The House Science, Space and Technology Committee marked up two bills March 14 with measures that direct agencies’ cybersecurity efforts.

The Cybersecurity Enhancement Act (H.R. 756) empowers the National Institute of Standards and Technology to set security standards for federal computer systems and the .gov domain, creates scholarships for cyber workforce training, and tasks the National Science Foundation with basic cybersecurity research.


Read the bills:

Cybersecurity Enhancement Act of 2013

Advancing America's Networking and Information Technology Research and Development Act of 2013


Committee Chairman Lamar Smith (R-Texas) described the bill as making modest but important changes to the nation’s security posture.
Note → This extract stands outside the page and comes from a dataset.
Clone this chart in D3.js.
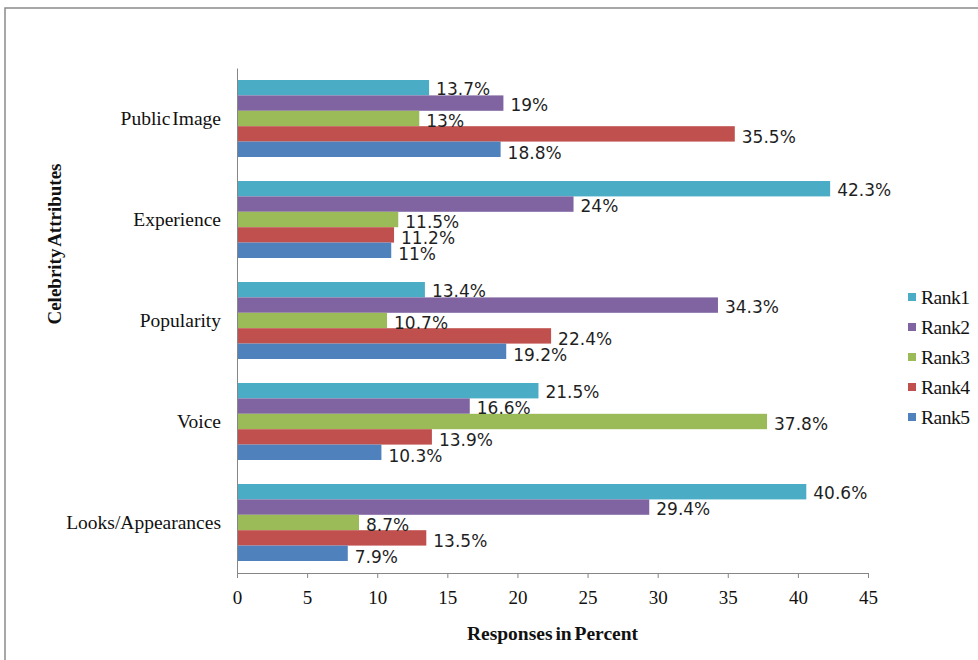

The measures will be paid for out of existing NIST and NSF funding. A manager’s amendment -- a package of amendments agreed to by both sides in advance -- updated the bill to call for expedited hiring of cyber specialists, but by and large, the changes were technical. A version of the bill passed the House by a vote of 395 to 10 last year, and it is expected to pass again.

The Advancing America's Networking and Information Technology Research and Development Act, which also passed the House last year, updates the High-Performance Computing Act of 1991 to take into account new technologies and priorities. Among other things, the bill would coordinate the activities of the government agencies that participate in the Networking and IT Research and Development Program to prevent duplication of effort.

If passed by the full House, the next stop for the bills would be the Senate Commerce, Science and Transportation Committee, where they languished without action in the last Congress.